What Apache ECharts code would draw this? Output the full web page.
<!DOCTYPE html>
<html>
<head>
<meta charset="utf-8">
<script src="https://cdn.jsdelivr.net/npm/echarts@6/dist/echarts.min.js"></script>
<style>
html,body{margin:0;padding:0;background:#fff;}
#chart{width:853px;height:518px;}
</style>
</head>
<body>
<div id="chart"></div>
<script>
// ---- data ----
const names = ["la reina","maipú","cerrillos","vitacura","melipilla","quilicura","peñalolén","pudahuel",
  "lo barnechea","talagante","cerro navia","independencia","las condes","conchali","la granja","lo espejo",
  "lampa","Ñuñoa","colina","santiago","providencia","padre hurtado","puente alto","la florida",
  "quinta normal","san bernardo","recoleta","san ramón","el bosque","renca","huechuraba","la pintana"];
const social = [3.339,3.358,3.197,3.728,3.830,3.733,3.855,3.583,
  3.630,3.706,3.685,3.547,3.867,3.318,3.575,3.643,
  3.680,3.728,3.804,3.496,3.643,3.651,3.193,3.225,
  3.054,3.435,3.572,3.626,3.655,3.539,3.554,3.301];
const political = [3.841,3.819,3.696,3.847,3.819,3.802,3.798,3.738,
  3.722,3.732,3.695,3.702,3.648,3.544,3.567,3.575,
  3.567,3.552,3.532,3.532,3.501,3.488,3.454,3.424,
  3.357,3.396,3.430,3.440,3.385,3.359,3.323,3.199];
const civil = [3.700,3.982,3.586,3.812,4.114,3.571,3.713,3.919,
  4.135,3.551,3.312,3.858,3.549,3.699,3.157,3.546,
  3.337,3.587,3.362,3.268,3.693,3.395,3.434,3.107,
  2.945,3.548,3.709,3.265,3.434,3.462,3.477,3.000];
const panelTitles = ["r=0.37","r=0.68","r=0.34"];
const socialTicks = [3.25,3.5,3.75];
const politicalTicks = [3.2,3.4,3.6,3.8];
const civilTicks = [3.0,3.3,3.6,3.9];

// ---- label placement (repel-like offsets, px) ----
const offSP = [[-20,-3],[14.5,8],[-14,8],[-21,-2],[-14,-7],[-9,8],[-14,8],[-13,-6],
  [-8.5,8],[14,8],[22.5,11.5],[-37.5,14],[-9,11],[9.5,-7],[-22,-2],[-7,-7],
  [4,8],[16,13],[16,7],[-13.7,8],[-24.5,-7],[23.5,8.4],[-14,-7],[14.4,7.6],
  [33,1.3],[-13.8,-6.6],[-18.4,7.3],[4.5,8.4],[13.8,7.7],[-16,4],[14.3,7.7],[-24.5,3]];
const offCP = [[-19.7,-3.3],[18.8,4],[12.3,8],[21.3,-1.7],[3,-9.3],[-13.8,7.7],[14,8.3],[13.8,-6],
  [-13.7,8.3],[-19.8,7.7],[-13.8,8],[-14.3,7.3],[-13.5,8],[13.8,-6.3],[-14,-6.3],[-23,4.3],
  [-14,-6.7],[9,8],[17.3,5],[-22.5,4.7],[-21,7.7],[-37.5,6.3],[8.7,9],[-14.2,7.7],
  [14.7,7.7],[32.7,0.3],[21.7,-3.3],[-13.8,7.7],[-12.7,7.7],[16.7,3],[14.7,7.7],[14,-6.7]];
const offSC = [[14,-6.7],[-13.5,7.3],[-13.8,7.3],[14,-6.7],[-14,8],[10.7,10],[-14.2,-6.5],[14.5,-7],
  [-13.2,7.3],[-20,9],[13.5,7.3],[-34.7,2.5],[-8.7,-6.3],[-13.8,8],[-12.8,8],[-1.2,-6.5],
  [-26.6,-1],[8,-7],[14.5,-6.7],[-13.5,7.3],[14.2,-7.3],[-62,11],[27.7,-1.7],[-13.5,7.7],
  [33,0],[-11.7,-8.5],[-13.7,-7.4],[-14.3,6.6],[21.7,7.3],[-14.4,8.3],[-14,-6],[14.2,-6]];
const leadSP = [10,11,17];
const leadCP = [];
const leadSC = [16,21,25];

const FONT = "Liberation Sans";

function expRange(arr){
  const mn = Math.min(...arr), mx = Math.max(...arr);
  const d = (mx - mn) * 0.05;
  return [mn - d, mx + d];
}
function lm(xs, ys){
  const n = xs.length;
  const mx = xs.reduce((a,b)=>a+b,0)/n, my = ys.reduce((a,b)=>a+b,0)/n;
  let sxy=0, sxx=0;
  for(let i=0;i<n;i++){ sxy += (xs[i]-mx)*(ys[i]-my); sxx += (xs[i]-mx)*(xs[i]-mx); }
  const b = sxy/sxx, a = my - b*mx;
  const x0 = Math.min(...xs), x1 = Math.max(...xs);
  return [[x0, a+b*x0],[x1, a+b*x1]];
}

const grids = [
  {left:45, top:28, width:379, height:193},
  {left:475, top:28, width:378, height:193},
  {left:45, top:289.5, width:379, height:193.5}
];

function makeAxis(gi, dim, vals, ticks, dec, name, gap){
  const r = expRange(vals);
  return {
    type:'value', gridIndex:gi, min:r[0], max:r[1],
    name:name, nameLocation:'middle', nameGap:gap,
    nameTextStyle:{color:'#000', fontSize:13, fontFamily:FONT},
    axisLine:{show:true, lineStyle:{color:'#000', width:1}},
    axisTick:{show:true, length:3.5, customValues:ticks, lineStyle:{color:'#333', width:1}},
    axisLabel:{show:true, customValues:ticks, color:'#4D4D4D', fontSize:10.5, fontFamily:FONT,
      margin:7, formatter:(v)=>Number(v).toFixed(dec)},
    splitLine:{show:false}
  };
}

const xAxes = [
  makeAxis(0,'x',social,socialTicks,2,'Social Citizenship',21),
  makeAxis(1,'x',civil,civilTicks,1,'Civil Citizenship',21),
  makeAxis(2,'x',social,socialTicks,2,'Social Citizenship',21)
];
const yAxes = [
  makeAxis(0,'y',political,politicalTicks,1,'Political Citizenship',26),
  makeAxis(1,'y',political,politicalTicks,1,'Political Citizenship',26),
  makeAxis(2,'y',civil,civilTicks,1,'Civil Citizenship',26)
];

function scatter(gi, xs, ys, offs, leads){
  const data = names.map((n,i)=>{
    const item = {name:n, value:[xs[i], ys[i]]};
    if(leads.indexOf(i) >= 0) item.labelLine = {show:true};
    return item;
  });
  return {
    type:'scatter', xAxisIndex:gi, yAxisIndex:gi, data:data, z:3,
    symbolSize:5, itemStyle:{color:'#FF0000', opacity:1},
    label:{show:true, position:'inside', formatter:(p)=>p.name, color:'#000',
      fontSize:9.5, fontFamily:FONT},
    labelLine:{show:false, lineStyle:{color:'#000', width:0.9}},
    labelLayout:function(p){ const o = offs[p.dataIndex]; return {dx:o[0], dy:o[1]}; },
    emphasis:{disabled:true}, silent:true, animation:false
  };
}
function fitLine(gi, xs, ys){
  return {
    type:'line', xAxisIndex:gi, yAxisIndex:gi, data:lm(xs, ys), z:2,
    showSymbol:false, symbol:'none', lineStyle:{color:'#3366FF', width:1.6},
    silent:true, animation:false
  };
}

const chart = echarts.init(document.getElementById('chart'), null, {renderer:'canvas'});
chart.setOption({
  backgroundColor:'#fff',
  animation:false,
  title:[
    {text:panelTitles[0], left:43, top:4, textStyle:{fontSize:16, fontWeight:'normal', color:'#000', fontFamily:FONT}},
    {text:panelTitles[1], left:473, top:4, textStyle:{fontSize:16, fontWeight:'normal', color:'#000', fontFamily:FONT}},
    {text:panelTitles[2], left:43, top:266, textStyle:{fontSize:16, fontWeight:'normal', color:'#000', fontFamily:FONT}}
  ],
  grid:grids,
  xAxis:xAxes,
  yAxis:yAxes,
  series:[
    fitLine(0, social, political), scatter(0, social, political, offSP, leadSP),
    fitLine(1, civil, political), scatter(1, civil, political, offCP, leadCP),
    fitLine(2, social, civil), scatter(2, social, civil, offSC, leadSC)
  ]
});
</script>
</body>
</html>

☆ ☆ ☆ ☆

Please write out the material word for word from its first line through the line holding "const civilTicks = [3.0,3.3,3.6,3.9];", including both, and no line past it.

SOLVED PROBLEM
What Apache ECharts code would draw this? Output the full web page.
<!DOCTYPE html>
<html>
<head>
<meta charset="utf-8">
<script src="https://cdn.jsdelivr.net/npm/echarts@6/dist/echarts.min.js"></script>
<style>
html,body{margin:0;padding:0;background:#fff;}
#chart{width:853px;height:518px;}
</style>
</head>
<body>
<div id="chart"></div>
<script>
// ---- data ----
const names = ["la reina","maipú","cerrillos","vitacura","melipilla","quilicura","peñalolén","pudahuel",
  "lo barnechea","talagante","cerro navia","independencia","las condes","conchali","la granja","lo espejo",
  "lampa","Ñuñoa","colina","santiago","providencia","padre hurtado","puente alto","la florida",
  "quinta normal","san bernardo","recoleta","san ramón","el bosque","renca","huechuraba","la pintana"];
const social = [3.339,3.358,3.197,3.728,3.830,3.733,3.855,3.583,
  3.630,3.706,3.685,3.547,3.867,3.318,3.575,3.643,
  3.680,3.728,3.804,3.496,3.643,3.651,3.193,3.225,
  3.054,3.435,3.572,3.626,3.655,3.539,3.554,3.301];
const political = [3.841,3.819,3.696,3.847,3.819,3.802,3.798,3.738,
  3.722,3.732,3.695,3.702,3.648,3.544,3.567,3.575,
  3.567,3.552,3.532,3.532,3.501,3.488,3.454,3.424,
  3.357,3.396,3.430,3.440,3.385,3.359,3.323,3.199];
const civil = [3.700,3.982,3.586,3.812,4.114,3.571,3.713,3.919,
  4.135,3.551,3.312,3.858,3.549,3.699,3.157,3.546,
  3.337,3.587,3.362,3.268,3.693,3.395,3.434,3.107,
  2.945,3.548,3.709,3.265,3.434,3.462,3.477,3.000];
const panelTitles = ["r=0.37","r=0.68","r=0.34"];
const socialTicks = [3.25,3.5,3.75];
const politicalTicks = [3.2,3.4,3.6,3.8];
const civilTicks = [3.0,3.3,3.6,3.9];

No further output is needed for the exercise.